Going forward into the second quarter, West notes a sharp improvement from his 1Q forecasts, modeling 2Q SSS at “-18% with restaurant-level margin 17.4%.” These forecasts are rather high, but according to West, they are achievable. West does admit however, that he would not call his outlook “conservative.” The analyst comments, “Our 2Q forecast assumes -20% SSS in April, with the Easter shift and improving consumer sentiment driving the acceleration from March (CSe -25%). SSS need to improve to approx. -17% in May/June for CMG to stay on track with our outlook.” West believes the combination of reduced SSS deleverage and lower marketing/promo expense will promote a much better margin in 2Q relative to 1Q. He explains, “We expect CMG to guide 2Q restaurant margins to the ~mid-to-high teens when the company reports 1Q results.”
The analyst wraps up, “Overall, CMG’s recovery is unlikely to be linear, and near-term trends remain very weak on an absolute basis.
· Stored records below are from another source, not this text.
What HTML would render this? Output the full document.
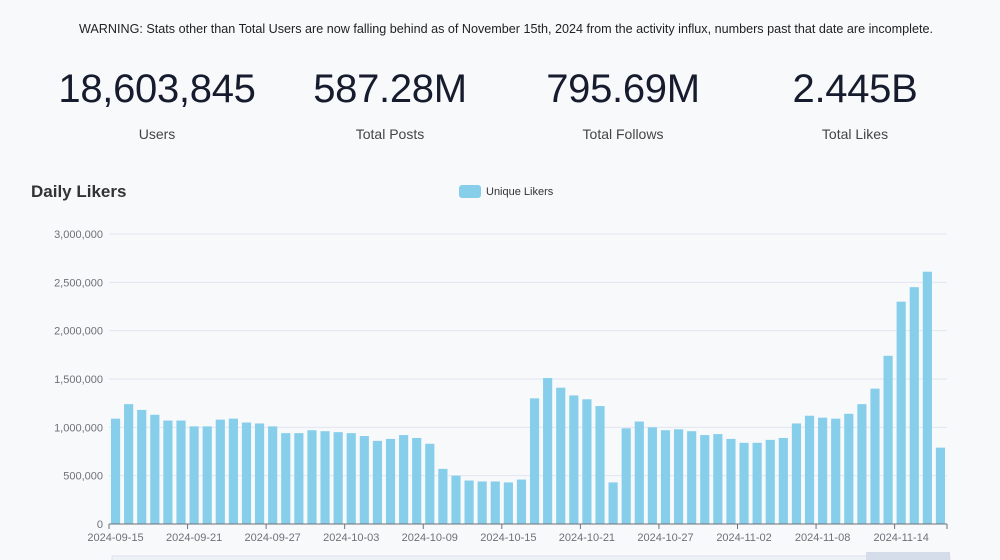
<!DOCTYPE html>
<html><head><meta charset="utf-8"><style>
body{margin:0;width:1000px;height:560px;overflow:hidden;background:#f8f9fb;font-family:"Liberation Sans",sans-serif;color:#1a2035}
.warn{position:absolute;top:22px;left:0;width:1012px;text-align:center;font-size:12.6px;color:#222}
.stat{position:absolute;top:66px;width:240px;text-align:center}
.stat .v{font-size:40px;color:#161c2d;letter-spacing:-0.3px;line-height:46px}
.stat .l{font-size:14px;color:#444;margin-top:14px}
</style></head><body>
<div class="warn">WARNING: Stats other than Total Users are now falling behind as of November 15th, 2024 from the activity influx, numbers past that date are incomplete.</div>
<div class="stat" style="left:37px"><div class="v">18,603,845</div><div class="l">Users</div></div>
<div class="stat" style="left:270px"><div class="v">587.28M</div><div class="l">Total Posts</div></div>
<div class="stat" style="left:503px"><div class="v">795.69M</div><div class="l">Total Follows</div></div>
<div class="stat" style="left:735px"><div class="v">2.445B</div><div class="l">Total Likes</div></div>
<svg id="chart" width="1000" height="560" style="position:absolute;left:0;top:0">
<text x="31" y="197" font-size="17" font-weight="bold" fill="#333">Daily Likers</text>
<g><rect x="459" y="185" width="22" height="13" rx="3" fill="#87ceeb"/><text x="486" y="195" font-size="11" fill="#333">Unique Likers</text></g>
<g id="grid"></g><g id="bars"></g><g id="xax"></g>
<rect x="112" y="556" width="838" height="10" fill="#eef1f7" stroke="#dde3ee"/>
<rect x="866" y="552" width="84" height="14" fill="#d5dcea"/>
</svg>
<script>
const startDate = "2024-09-15";
const values = [1.09,1.24,1.18,1.13,1.07,1.07,1.01,1.01,1.08,1.09,1.05,1.04,1.01,0.94,0.94,0.97,
0.96,0.95,0.94,0.91,0.86,0.88,0.92,0.89,0.83,0.57,0.50,0.45,0.44,0.44,0.43,0.46,1.30,1.51,1.41,1.33,1.29,1.22,0.43,0.99,1.06,1.00,0.97,0.98,0.96,0.92,0.93,
0.88,0.84,0.84,0.87,0.89,1.04,1.12,1.10,1.09,1.14,1.24,1.40,1.74,2.30,2.45,2.61,0.79].map(v=>v*1e6);
const yTicks = [0,500000,1000000,1500000,2000000,2500000,3000000];
const ns="http://www.w3.org/2000/svg";
const X0=109,X1=947,Y0=524,Y1=234,YMAX=3000000;
const band=(X1-X0)/values.length;
const y=v=>Y0-(v/YMAX)*(Y0-Y1);
const x=i=>X0+i*band;
function mk(t,a,p){const e=document.createElementNS(ns,t);for(const k in a)e.setAttribute(k,a[k]);p.appendChild(e);return e;}
const grid=document.getElementById('grid'),bars=document.getElementById('bars'),xax=document.getElementById('xax');
yTicks.forEach(t=>{
  if(t>0){const l=mk('line',{x1:X0,x2:X1,y1:y(t),y2:y(t),stroke:'#e0e6f1'},grid);
  
  }
  const tx=mk('text',{x:X0-6,y:y(t)+4,'text-anchor':'end','font-size':11,fill:'#6e7079'},grid);
  tx.textContent=t.toLocaleString('en-US');
  
  
});
values.forEach((v,i)=>{
  const r=mk('rect',{x:x(i)+band*0.15,y:y(v),width:band*0.7,height:Y0-y(v),fill:'#87ceeb'},bars);
  
  
});
const ax=mk('line',{x1:X0,x2:X1,y1:Y0,y2:Y0,stroke:'#6e7079'},xax);


const d0=new Date(startDate+"T00:00:00Z");
for(let i=0;i<=values.length;i++){
  if(i%6===0||i===values.length) mk('line',{x1:x(i),x2:x(i),y1:Y0,y2:Y0+5,stroke:'#6e7079'},xax);
  if(i%6===0&&i<values.length){
    const d=new Date(d0.getTime()+i*86400000).toISOString().slice(0,10);
    const tx=mk('text',{x:x(i)+band/2,y:Y0+17,'text-anchor':'middle','font-size':11,fill:'#6e7079'},xax);
    tx.textContent=d;
    
    
  }
}
</script>
</body></html>
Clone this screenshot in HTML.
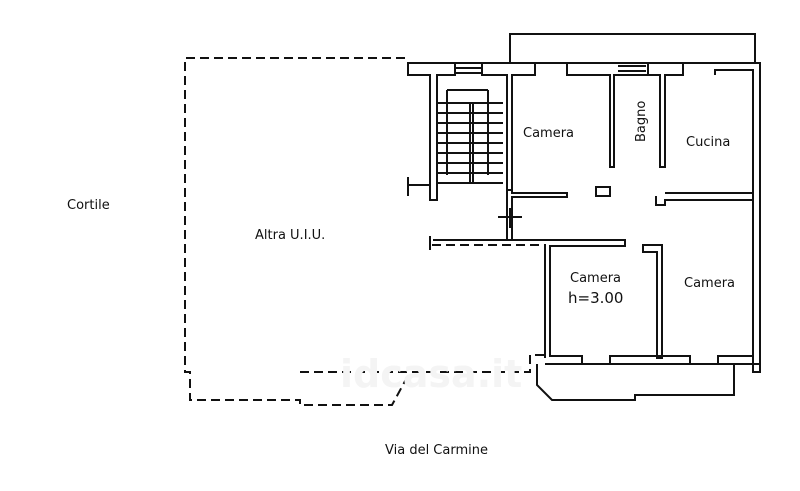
<!DOCTYPE html>
<html><head><meta charset="utf-8"><style>
html,body{margin:0;padding:0;background:#fff;width:800px;height:491px;overflow:hidden}
svg{display:block}
text{font-family:"DejaVu Sans","Liberation Sans",sans-serif;fill:#111}
</style></head><body>
<svg width="800" height="491" viewBox="0 0 800 491">
<g fill="none" stroke="#111" stroke-width="2">
<path d="M405 58 H185 V372 H190 V400 H300 V405 H392 L410 372" stroke-dasharray="9,5"/>
<path d="M300 372 H530 V355 H545 V245 H430" stroke-dasharray="9,5"/>
<path d="M510 63 V34 H755 V63"/>
<path d="M408 63 H455 V75 H437 V200 H430 V75 H408 Z"/>
<rect x="455" y="63" width="27" height="10"/>
<line x1="455" y1="68" x2="482" y2="68"/>
<path d="M482 63 H535 V75 H512 V190 H507 V75 H482 Z"/>
<path d="M535 63 H760 V372 H753 V70 H715 V75 M567 63 V75 H610 V167 H614 V75 H648 V63 M648 63 V75 H660 V167 H665 V75 H683 V63"/>
<line x1="618" y1="66" x2="646" y2="66"/><line x1="618" y1="71" x2="646" y2="71"/>
<path d="M408 177 V196 M408 185 H430"/>
<path d="M437 183 H503 M470 103 V183 M473 103 V183 M447 90 V175 M488 90 V175 M447 90 H488"/>
<path d="M437 103 H503 M437 113 H503 M437 123 H503 M437 133 H503 M437 143 H503 M437 153 H503 M437 163 H503 M437 173 H503"/>
<path d="M512 190 V193 H567 V197 H512 V240 M507 190 V240"/>
<rect x="596" y="187" width="14" height="9"/>
<path d="M656 196 V205 H665 V200 H753 V193 H665"/>
<path d="M498 217 H522 M510 208 V228"/>
<path d="M430 236 V250 M433 240 H625 V246 H550 V356 H582 V364 M545 246 V358"/>
<path d="M643 245 H662 V358 H657 V252 H643 Z"/>
<path d="M610 364 V356 H690 V364 M718 364 V356 H753 M545 364 H760"/>
<path d="M537 364 V385 L552 400 H635 V395 H734 V364"/>
</g>
<text x="67" y="209" font-size="13">Cortile</text>
<text x="255" y="239" font-size="13">Altra U.I.U.</text>
<text x="523" y="137" font-size="13">Camera</text>
<text x="686" y="146" font-size="13">Cucina</text>
<text transform="translate(645,142) rotate(-90)" font-size="13">Bagno</text>
<text x="570" y="282" font-size="13">Camera</text>
<text x="568" y="303" font-size="15">h=3.00</text>
<text x="684" y="287" font-size="13">Camera</text>
<text x="385" y="454" font-size="13">Via del Carmine</text>
<text x="340" y="387" font-size="38" font-weight="bold" style="fill:#f4f4f4">idcasa.it</text>
</svg>
</body></html>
However, we remain confident that CMG’s earnings power will show signs of recovery as we move through 2016, causing investors to return to the stock.”
According to TipRanks, 37% of analysts are bullish on CMG, 41% are neutral, and 22% are bearish. The average price target is $479.25 with an upside of 2.12%. Jason West is ranked #174 out of 3,878 analysts on TipRanks, and has a 71% success rate with an average return of 12.3%.